Y me refiero al colectivo, porque desgraciadamente en los tradicionales medios esto no suele presentarse como un caso aislado, por el contrario, de la forma en que se redactó esta noticia pareciese que se tratará de un grupo de salvajes bolivianos cazando a un animal de presa. Cualquiera dibujaría en su mente a un pobre hombre entrado en pánico huyendo despavorido del ataque inmisericorde de una multitud enardecida; sin embargo no fue así, los testimonios fiables que recogió este periódico admitieron y repudiaron la innegable agresión de la que fue víctima el encargado de pitar el partido, pero negaron la persecución de varios familiares de los jugadores al árbitro que supuestamente corría despavorido a las zonas de vestuarios.
Desde estas páginas condenamos enérgicamente la violencia y la intolerancia, nada justifica ni excusa a alguien de este ruin comportamiento. Una decisión arbitral por muy equivocada que sea no otorga inmunidad para arremeter a golpes o usar la fuerza bruta en contra de nadie, los arrepentimientos muchas veces son tardíos y en un arranque de ira se puede arruinar para siempre la vida de un agredido, o incluso, la del propio agresor.
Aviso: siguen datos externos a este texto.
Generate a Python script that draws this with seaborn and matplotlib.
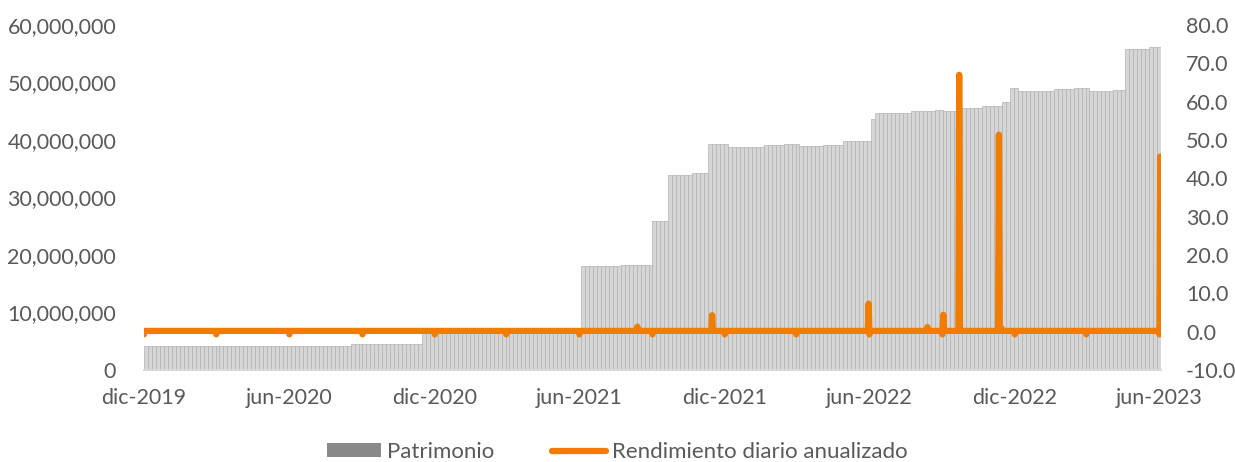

En estas líneas siempre he sido un fiel defensor del aporte en positivo a la sociedad de acogida de los que emigran desde sus países para buscar una mejor vida. Han corrido ríos de tinta en este periódico destacando el trabajo de decenas de temas positivos.
Sin embargo, también es cierto que hay casos aislados como el mencionado que no deja para nada bien parada a la inmigración, sin profundizar en el último torneo de selecciones en el Polideportivo de Son Oliva a mitad de este año en el que también hubo grescas entre jugadores de un mismo país y confrontaciones entre otros de distintas nacionalidades, agresiones verbales a los árbitros, e insultos a diestra y siniestra entre los aficionados de diferentes países.
Y lo peor es que a veces pretendemos ir de pobrecitos por la vida acusando de racista y xenófobo a quien nos reprocha un mal comportamiento, pero somos nosotros mismos los que estamos cavando nuestra propia fosa a la infelicidad con ese tipo de espectáculos en público.
Algunos dirán que también debemos mirar lo que ocurre aquí, recuérdese de la agresión a un árbitro en un partido en Llucmajor el año pasado o la pelea masiva entre padres de familias en un partido de fútbol infantil en Alaró.
De todas maneras, insisto en lo dicho en otras ediciones, cuando una noticia gira en torno a un delito o un comportamiento deleznable cometido por alguien con otro acento u otro color de piel, los ánimos se exacerban en los foros de opinión o en las redes sociales, e incluso, algunos redactores tienen la tendencia de impactar más a sus lectores magnificando y exagerando este tipo de noticias, no es victimismo, es la realidad del día a día.